Um casal de serial killers certamente tem mais páginas dedicadas a eles no livro, mas aqui serve como um dos pontos da trama que envolve Arvin (Holland), filho de Willard (Skarsgard), que parece ser uma ponta de esperança em meio ao ambiente nublado com personagens sofridos ou violentos.
“O Diabo de Cada Dia” fala de fanatismo religioso: uma fé cega norteia os personagens, à espera de um milagre que nunca vem. Porque neste microcosmo não há um Deus misericordioso, há somente a punição que vem de cada um, e não do poder dos céus. Note que é Arvin quem mais toma atitudes e também o menos afeito às orações. Os mais fieis, inclusive, são vítimas dos fanáticos ou se entregam à morte por não suportarem a dor.
O filme tem uma alegoria interessante: uma promessa de casamento não cumprida, feita por alguém que não tinha o real poder de realizá-la. A punição divina que desgraça os personagens – e é herdada por seus filhos – pode representar as promessas não cumpridas das gerações anteriores.
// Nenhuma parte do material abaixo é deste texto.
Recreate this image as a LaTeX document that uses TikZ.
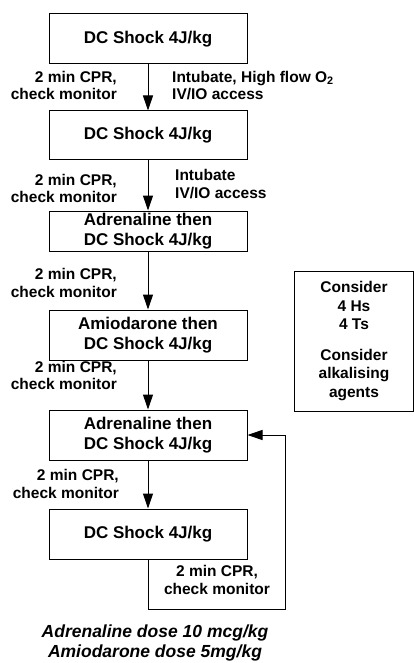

Da fato, vivemos um período em que repensamos os erros dos nossos antepassados, e a fé exacerbada é um deles.
É fato que O Diabo de Cada Dia apresenta tais questões, se aprofunda em personagens, mas também não oferece tantos elementos a serem trabalhados. Podemos refletir sobre eles, mas o filme pede a todo tempo por referências externas em sua análise, não se bastando em si mesmo para ir além. Mesmo que seja superior à média dos filmes com selo de “original Netflix”, o longa ainda assim tem uma profundidade calculada: não é demasiada, e assim acomoda grande parte do público que acessa o serviço de streaming. E isso também faz parte do espírito de seu tempo.